The Social Media Focus Group

The Brandwatch Now You Know event hit Chicago last week, leaving a wealth of digital creatives in its wake. The two-day event was designed to educate about social data and how it is changing the world’s biggest brands. If the people I spoke with were any indication, then the event was attended by a very wide swath of marketers and industry insiders. My lunch table was filled with guests from Guatemala, Madrid, and as far away as Tokyo. All this month we’ll be exploring the multitude of fresh insights and groundbreaking ideas that are fueling digital marketing in 2016 and beyond.

 

We can now look directly on conversations about our product being held by its every-day users.

 

The keynote speaker was Brian Solis, world-renowned digital analyst, speaker and author of such books as X: The Experience When Business Meets Design and The End of Business as Usual. He spoke of the multitude of insights that digital marketing gives us, but that we need to understand how customers feel about our product.

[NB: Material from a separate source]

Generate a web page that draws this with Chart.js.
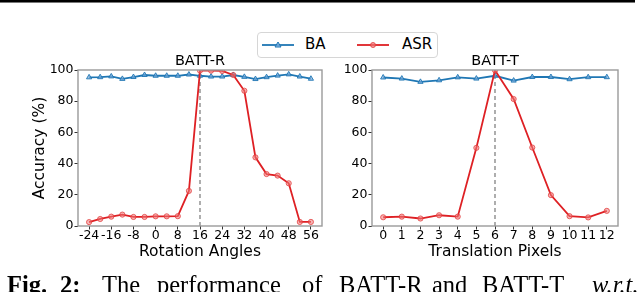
<!DOCTYPE html>
<html><head><meta charset="utf-8">
<script src="https://cdn.jsdelivr.net/npm/chart.js@4"></script>
<style>
html,body{margin:0;padding:0;background:#fff;}
#root{position:relative;width:640px;height:292px;overflow:hidden;background:#fff;}
canvas{position:absolute;top:0;}
#topbar{position:absolute;left:0;top:0;width:635px;height:2px;background:#000;border-bottom:1px solid #777;}
#legend{position:absolute;left:257px;top:32px;width:179px;height:24px;border:1px solid #d6d6d6;border-radius:4px;background:#fff;}
.lg{position:absolute;font-family:"DejaVu Sans";font-size:15px;line-height:15px;color:#000;white-space:nowrap;}
.cap{position:absolute;top:272px;font-family:"Liberation Serif";font-size:24.5px;line-height:25px;color:#000;white-space:nowrap;}
</style></head><body>
<div id="root">
<div id="topbar"></div>
<canvas id="c1" width="330" height="292" style="left:0px"></canvas>
<canvas id="c2" width="310" height="292" style="left:330px"></canvas>
<div id="legend">
  <svg style="position:absolute;left:4px;top:6px" width="34" height="12">
    <line x1="0" y1="6" x2="32" y2="6" stroke="#1f77b4" stroke-width="1.8"/>
    <polygon points="16,3 19,8 13,8" fill="rgba(120,170,220,0.8)" stroke="#1f77b4" stroke-width="1"/>
  </svg>
  <span class="lg" style="left:47px;top:4px">BA</span>
  <svg style="position:absolute;left:99px;top:6px" width="34" height="12">
    <line x1="0" y1="6" x2="32" y2="6" stroke="rgb(222,32,36)" stroke-width="1.8"/>
    <circle cx="16" cy="6" r="2.5" fill="rgba(240,120,120,0.7)" stroke="rgba(225,60,60,0.8)" stroke-width="1"/>
  </svg>
  <span class="lg" style="left:144px;top:4px">ASR</span>
</div>
<span class="cap" style="left:7px;font-weight:bold">Fig.</span>
<span class="cap" style="left:60px;font-weight:bold">2:</span>
<span class="cap" style="left:102px">The</span>
<span class="cap" style="left:157px">performance</span>
<span class="cap" style="left:302px">of</span>
<span class="cap" style="left:339px">BATT-R</span>
<span class="cap" style="left:432px">and</span>
<span class="cap" style="left:482px">BATT-T</span>
<span class="cap" style="left:592px;font-style:italic">w.r.t.</span>
</div>
<script>
// ---- data ----
const rotationAngles = [-24,-20,-16,-12,-8,-4,0,4,8,12,16,20,24,28,32,36,40,44,48,52,56];
const rotationTickLabels = [-24,-16,-8,0,8,16,24,32,40,48,56];
const baRotation  = [95.3,95.4,95.9,94.3,95.5,96.8,96.3,96.3,96.3,97.1,96.3,95.8,95.8,96.8,95.6,94.2,95.4,96.4,97.2,95.8,94.4];
const asrRotation = [2.5,4.5,6.0,7.3,5.8,5.8,6.2,6.2,6.3,22.5,99.6,99.6,99.4,96.8,86.7,44.0,33.3,32.3,27.4,2.6,2.6];
const rotationDivider = 16;

const translationPixels = [0,1,2,3,4,5,6,7,8,9,10,11,12];
const translationTickLabels = [0,1,2,3,4,5,6,7,8,9,10,11,12];
const baTranslation  = [95.2,94.5,92.4,93.4,95.3,94.5,96.3,93.2,95.5,95.5,94.1,95.4,95.4];
const asrTranslation = [5.6,6.0,4.8,6.9,6.0,50.1,99.8,81.4,50.3,19.8,6.3,5.5,9.7];
const translationDivider = 6;

const yTicks = [0,20,40,60,80,100];

// ---- styling ----
const FONT = "DejaVu Sans";
const BLUE = "#1f77b4", RED = "rgb(222,32,36)";

const framePlugin = {
  id: 'frame',
  afterDatasetsDraw(chart) {
    const a = chart.chartArea, ctx = chart.ctx;
    ctx.save();
    ctx.strokeStyle = '#9a9a9a';
    ctx.lineWidth = 1.4;
    ctx.strokeRect(a.left, a.top, a.right - a.left, a.bottom - a.top);
    ctx.restore();
  }
};

function makeChart(id, xs, ba, asr, divider, tickLabels, xMin, xMax, title, xTitle, yTitle, yWidth, padRight) {
  const pts = (arr) => xs.map((x, i) => ({x, y: arr[i]}));
  return new Chart(document.getElementById(id), {
    type: 'line',
    data: {
      datasets: [
        {label: 'ASR', data: pts(asr), borderColor: RED, borderWidth: 1.8,
         pointStyle: 'circle', pointRadius: 2.6, pointBorderWidth: 1,
         pointBackgroundColor: 'rgba(240,120,120,0.55)', pointBorderColor: 'rgba(225,60,60,0.75)',
         order: 0, tension: 0},
        {label: 'BA', data: pts(ba), borderColor: BLUE, borderWidth: 1.8,
         pointStyle: 'triangle', pointRadius: 3, pointBorderWidth: 1,
         pointBackgroundColor: 'rgba(120,170,220,0.7)', pointBorderColor: 'rgba(31,119,180,0.9)',
         order: 1, tension: 0},
        {label: 'divider', data: [{x: divider, y: 0}, {x: divider, y: 100}], borderColor: '#8c8c8c',
         borderWidth: 1.4, borderDash: [4, 3], pointRadius: 0, order: 2}
      ]
    },
    options: {
      responsive: false, animation: false, devicePixelRatio: 1,
      layout: {padding: {top: 47.6, right: padRight, left: 0, bottom: 0}},
      plugins: {
        legend: {display: false}, tooltip: {enabled: false},
        title: {display: true, text: title, fullSize: false, color: '#000',
                font: {family: FONT, size: 14.5, weight: 'normal', lineHeight: 1.2},
                padding: {top: 5, bottom: 0}}
      },
      scales: {
        x: {
          type: 'linear', min: xMin, max: xMax,
          afterBuildTicks: (s) => { s.ticks = tickLabels.map(v => ({value: v})); },
          afterFit: (s) => { s.height = 66; },
          ticks: {autoSkip: false, maxRotation: 0, color: '#000', padding: 0,
                  font: {family: FONT, size: 12.5, lineHeight: 1.0}, callback: (v) => String(v)},
          grid: {display: true, drawOnChartArea: false, drawTicks: true, tickLength: 3.5, tickColor: '#333', lineWidth: 1},
          border: {display: false},
          title: {display: true, text: xTitle, color: '#000', font: {family: FONT, size: 15.5, lineHeight: 1.2},
                  padding: {top: 0, bottom: 30.5}}
        },
        y: {
          min: 0, max: 100,
          afterBuildTicks: (s) => { s.ticks = yTicks.map(v => ({value: v})); },
          afterFit: (s) => { s.width = yWidth; },
          ticks: {color: '#000', padding: 1, font: {family: FONT, size: 12.5}},
          grid: {display: true, drawOnChartArea: false, drawTicks: true, tickLength: 3.5, tickColor: '#333', lineWidth: 1},
          border: {display: false},
          title: {display: !!yTitle, text: yTitle || '', color: '#000', font: {family: FONT, size: 15.5, lineHeight: 1.2},
                  padding: {top: 30.5, bottom: 0}}
        }
      }
    },
    plugins: [framePlugin]
  });
}

makeChart('c1', rotationAngles, baRotation, asrRotation, rotationDivider, rotationTickLabels,
          -28, 60, 'BATT-R', 'Rotation Angles', 'Accuracy (%)', 78, 8);
makeChart('c2', translationPixels, baTranslation, asrTranslation, translationDivider, translationTickLabels,
          -0.6, 12.6, 'BATT-T', 'Translation Pixels', null, 42, 22);
</script>
</body></html>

Listen to your customers and they will tell you the ‘true story’ of your product.

 

Listen to your customers and they will tell you the ‘true story’ of your product.

 

Social media is revolutionizing market research.  Its very existence provides the businesses with the ultimate focus group. Scaled and accessible, you no longer have to ask your customers or demographic the perfect question to illicit the desired insight like you would with a traditional Q&A or focus group. The digital marketplace has created the Social Media Focus Group. We can now look directly on conversations about our product being held by its every-day users. These are as honest a sentiment as one could hope for. The sheer size and detail of the Social Media Focus Group allows for insights to be gleaned that may never have been thought of in a traditional focus group.  A recent initiative involved 300,000 Wells Fargo agents worldwide. They built online communities for clients to discuss their issues, exchange ideas, and speak to the Wells Fargo experience. The sole purpose of this was to listen. That’s it. Listen to what was being said by Wells Fargo clients and begin to tailor and alter their business model to meet recurring issues head on and glean new insight as to how their services are used. It was through this listening exercise that Wells Fargo learned how to update their online services, improve the transaction process at brick and mortar locations and improve the services offered. The changes Wells Fargo implemented through this listening exercise we not items that were anywhere on their internal radar. Without paying attention to their Social Media Focus Group they may never have known what their customers truly wanted.

 

The sole purpose is to listen. That’s it. 

 

Marketing has an opportunity to work through the entire customer experience. Think about which brands are our favorites. Disney. Apple. Their experiences don’t stop because a sale has been made. Even though companies are pumping more money into digital marketing than ever before, all the ad spend in the world won’t matter if you forget that your product plays a role in people’s lives. Finding your company’s ‘true story’ represents an opportunity to connect deeper with your customers and retain them. Wells Fargo found their ‘true story’. It is our job as marketers to listen and turn these insights in to action.